To be done:
Exactly the lines from the start of the data below through the line that contains "const lightALow = [0.4324, 0.3786, 0.4218, 0.4278];" are to be copied, with pictures left out.
--------------------
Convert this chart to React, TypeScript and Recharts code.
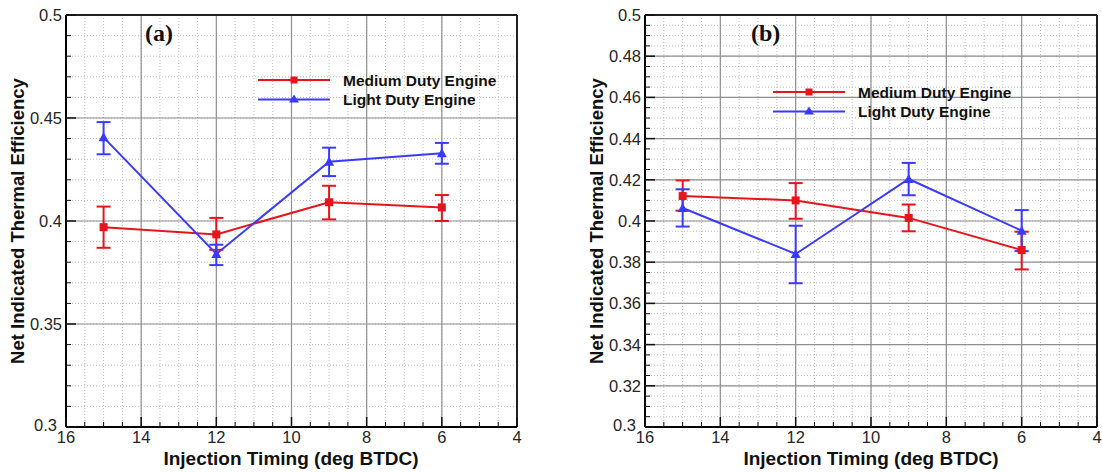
import { CartesianGrid, ErrorBar, Legend, Line, LineChart, ReferenceLine, XAxis, YAxis } from "recharts";

const RED = "#e8141c";
const BLUE = "#3a3aff";

const timing = [15, 12, 9, 6];
const seriesNames = ["Medium Duty Engine", "Light Duty Engine"];

// panel (a)
const mediumA = [0.397, 0.3935, 0.4091, 0.4066];
const mediumAHigh = [0.407, 0.4015, 0.4171, 0.4126];
const mediumALow = [0.387, 0.386, 0.4008, 0.4];
const lightA = [0.4406, 0.384, 0.4288, 0.4329];
const lightAHigh = [0.448, 0.3885, 0.4356, 0.4379];
const lightALow = [0.4324, 0.3786, 0.4218, 0.4278];

// panel (b)
const mediumB = [0.4121, 0.41, 0.4015, 0.3859];
const mediumBHigh = [0.4197, 0.4184, 0.408, 0.3948];
const mediumBLow = [0.405, 0.4011, 0.395, 0.3765];
const lightB = [0.4063, 0.384, 0.4204, 0.3953];
const lightBHigh = [0.4154, 0.3977, 0.4282, 0.4053];
const lightBLow = [0.3973, 0.3698, 0.4125, 0.3854];

// axes
const xMajor = [16, 14, 12, 10, 8, 6, 4];
const yMajorA = [0.5, 0.45, 0.4, 0.35, 0.3];
const yMajorB = [0.5, 0.48, 0.46, 0.44, 0.42, 0.4, 0.38, 0.36, 0.34, 0.32, 0.3];

const steps = (from: number, to: number, step: number) => {
  const out: number[] = [];
  const n = Math.round((to - from) / step);
  for (let i = 0; i <= n; i++) out.push(+(from + i * step).toFixed(4));
  return out;
};
const xMinor = steps(4, 16, 0.5);
const yMinorA = steps(0.3, 0.5, 0.01);
const yMinorB = steps(0.3, 0.5, 0.005);

function buildRows(med: number[], medHi: number[], medLo: number[], lt: number[], ltHi: number[], ltLo: number[]) {
  return timing.map((t, i) => ({
    t,
    medium: med[i],
    mediumErr: [med[i] - medLo[i], medHi[i] - med[i]],
    light: lt[i],
    lightErr: [lt[i] - ltLo[i], ltHi[i] - lt[i]],
  }));
}

const rowsA = buildRows(mediumA, mediumAHigh, mediumALow, lightA, lightAHigh, lightALow);
const rowsB = buildRows(mediumB, mediumBHigh, mediumBLow, lightB, lightBHigh, lightBLow);

const isMajor = (list: number[], v: number) => list.find((m) => Math.abs(m - v) < 1e-6);

const tickFont = { fontFamily: "Liberation Sans, Arial, sans-serif", fontSize: 16.5, fill: "#262626" };

function makeYTick(majors: number[]) {
  return (props: any) => {
    const { x, y, payload } = props;
    const m = isMajor(majors, payload.value);
    const bottom = m !== undefined && Math.abs(m - 0.3) < 1e-6;
    return (
      <g>
        <line x1={x} x2={x + (m !== undefined ? 10 : 5)} y1={y} y2={y} stroke="#111" strokeWidth={m !== undefined ? 1.5 : 1} />
        {m !== undefined && (
          <text x={bottom ? x - 9 : x - 4} y={bottom ? y - 2 : y} dy="0.36em" textAnchor="end" {...tickFont}>
            {String(m)}
          </text>
        )}
      </g>
    );
  };
}

function XTick(props: any) {
  const { x, y, payload } = props;
  const m = isMajor(xMajor, payload.value);
  return (
    <g>
      <line x1={x} x2={x} y1={y} y2={y - (m !== undefined ? 10 : 5)} stroke="#111" strokeWidth={m !== undefined ? 1.5 : 1} />
      {m !== undefined && (
        <text x={x} y={y + 16} textAnchor="middle" {...tickFont}>
          {String(m)}
        </text>
      )}
    </g>
  );
}

const SquareDot = (props: any) => {
  const { cx, cy } = props;
  if (cx == null || cy == null) return null;
  return <rect x={cx - 4} y={cy - 4} width={8} height={8} fill={RED} />;
};

const TriangleDot = (props: any) => {
  const { cx, cy } = props;
  if (cx == null || cy == null) return null;
  return <polygon points={`${cx},${cy - 5} ${cx - 5},${cy + 4} ${cx + 5},${cy + 4}`} fill={BLUE} />;
};

function LegendBox() {
  const items = [
    { name: seriesNames[0], color: RED, tri: false },
    { name: seriesNames[1], color: BLUE, tri: true },
  ];
  return (
    <svg width={260} height={40} style={{ display: "block" }}>
      {items.map((it, i) => {
        const y = 8 + i * 19.5;
        return (
          <g key={it.name}>
            <line x1={0} x2={72} y1={y} y2={y} stroke={it.color} strokeWidth={2} />
            {it.tri ? (
              <polygon points={`36,${y - 5} 31,${y + 3} 41,${y + 3}`} fill={it.color} />
            ) : (
              <rect x={32.5} y={y - 3.5} width={7} height={7} fill={it.color} />
            )}
            <text
              x={85}
              y={y}
              dy="0.36em"
              fontFamily="Liberation Sans, Arial, sans-serif"
              fontWeight="bold"
              fontSize={15.5}
              fill="#111"
            >
              {it.name}
            </text>
          </g>
        );
      })}
    </svg>
  );
}

interface PanelProps {
  rows: ReturnType<typeof buildRows>;
  yMajor: number[];
  yMinor: number[];
  width: number;
  axisWidth: number;
  rightGap: number;
  legendPos: { left: number; top: number };
}

function Panel({ rows, yMajor, yMinor, width, axisWidth, rightGap, legendPos }: PanelProps) {
  const inner = yMajor.filter((v) => v > 0.3001 && v < 0.4999);
  const innerX = xMajor.filter((v) => v > 4 && v < 16);
  return (
    <LineChart width={width} height={472} data={rows} margin={{ top: 15, right: rightGap, bottom: 0, left: 0 }}>
      <CartesianGrid stroke="#bdbdbd" strokeDasharray="1 2" strokeWidth={1} />
      {inner.map((v) => (
        <ReferenceLine key={"y" + v} y={v} stroke="#8f8f8f" strokeWidth={1.2} />
      ))}
      {innerX.map((v) => (
        <ReferenceLine key={"x" + v} x={v} stroke="#8f8f8f" strokeWidth={1.2} />
      ))}
      <ReferenceLine y={0.5} stroke="#222" strokeWidth={2} ifOverflow="visible" />
      <ReferenceLine x={4} stroke="#222" strokeWidth={2} ifOverflow="visible" />
      <XAxis
        type="number"
        dataKey="t"
        domain={[4, 16]}
        reversed
        ticks={xMinor}
        interval={0}
        height={45}
        tickSize={0}
        tickMargin={0}
        tick={XTick}
        axisLine={{ stroke: "#000", strokeWidth: 2 }}
        allowDataOverflow
      />
      <YAxis
        type="number"
        domain={[0.3, 0.5]}
        ticks={yMinor}
        interval={0}
        width={axisWidth}
        tickSize={0}
        tickMargin={0}
        tick={makeYTick(yMajor)}
        axisLine={{ stroke: "#000", strokeWidth: 2 }}
        allowDataOverflow
      />
      <Legend
        layout="vertical"
        verticalAlign="middle"
        align="center"
        content={() => <LegendBox />}
        wrapperStyle={{ position: "absolute", left: legendPos.left, top: legendPos.top, width: 260 }}
      />
      <Line
        name={seriesNames[0]}
        dataKey="medium"
        stroke={RED}
        strokeWidth={2}
        dot={<SquareDot />}
        activeDot={false}
        isAnimationActive={false}
      >
        <ErrorBar dataKey="mediumErr" width={7} stroke={RED} strokeWidth={2} direction="y" isAnimationActive={false} />
      </Line>
      <Line
        name={seriesNames[1]}
        dataKey="light"
        stroke={BLUE}
        strokeWidth={2}
        dot={<TriangleDot />}
        activeDot={false}
        isAnimationActive={false}
      >
        <ErrorBar dataKey="lightErr" width={7} stroke={BLUE} strokeWidth={2} direction="y" isAnimationActive={false} />
      </Line>
    </LineChart>
  );
}

const labelFont: React.CSSProperties = {
  position: "absolute",
  fontFamily: "Liberation Sans, Arial, sans-serif",
  fontWeight: "bold",
  color: "#111",
  whiteSpace: "nowrap",
};

export default function App() {
  return (
    <div style={{ position: "absolute", left: 0, top: 0, width: 1102, height: 472, background: "#fff", overflow: "hidden" }}>
      <div style={{ position: "absolute", left: 0, top: 0 }}>
        <Panel rows={rowsA} yMajor={yMajorA} yMinor={yMinorA} width={540} axisWidth={66} rightGap={23} legendPos={{ left: 258, top: 72 }} />
      </div>
      <div style={{ position: "absolute", left: 560, top: 0 }}>
        <Panel rows={rowsB} yMajor={yMajorB} yMinor={yMinorB} width={542} axisWidth={85} rightGap={5} legendPos={{ left: 213, top: 84 }} />
      </div>

      <div style={{ ...labelFont, fontFamily: "Liberation Serif, Times New Roman, serif", fontSize: 24, left: 145, top: 20 }}>(a)</div>
      <div style={{ ...labelFont, fontFamily: "Liberation Serif, Times New Roman, serif", fontSize: 24, left: 751, top: 20 }}>(b)</div>

      <div style={{ ...labelFont, fontSize: 19, left: 291, top: 459, transform: "translate(-50%, -50%)" }}>
        Injection Timing (deg BTDC)
      </div>
      <div style={{ ...labelFont, fontSize: 19, left: 871, top: 459, transform: "translate(-50%, -50%)" }}>
        Injection Timing (deg BTDC)
      </div>

      <div style={{ ...labelFont, fontSize: 18.5, left: 18, top: 221, transform: "translate(-50%, -50%) rotate(-90deg)" }}>
        Net Indicated Thermal Efficiency
      </div>
      <div style={{ ...labelFont, fontSize: 18.5, left: 597, top: 221, transform: "translate(-50%, -50%) rotate(-90deg)" }}>
        Net Indicated Thermal Efficiency
      </div>
    </div>
  );
}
--------------------
Answer to this task:
Convert this chart to React, TypeScript and Recharts code.
import { CartesianGrid, ErrorBar, Legend, Line, LineChart, ReferenceLine, XAxis, YAxis } from "recharts";

const RED = "#e8141c";
const BLUE = "#3a3aff";

const timing = [15, 12, 9, 6];
const seriesNames = ["Medium Duty Engine", "Light Duty Engine"];

// panel (a)
const mediumA = [0.397, 0.3935, 0.4091, 0.4066];
const mediumAHigh = [0.407, 0.4015, 0.4171, 0.4126];
const mediumALow = [0.387, 0.386, 0.4008, 0.4];
const lightA = [0.4406, 0.384, 0.4288, 0.4329];
const lightAHigh = [0.448, 0.3885, 0.4356, 0.4379];
const lightALow = [0.4324, 0.3786, 0.4218, 0.4278];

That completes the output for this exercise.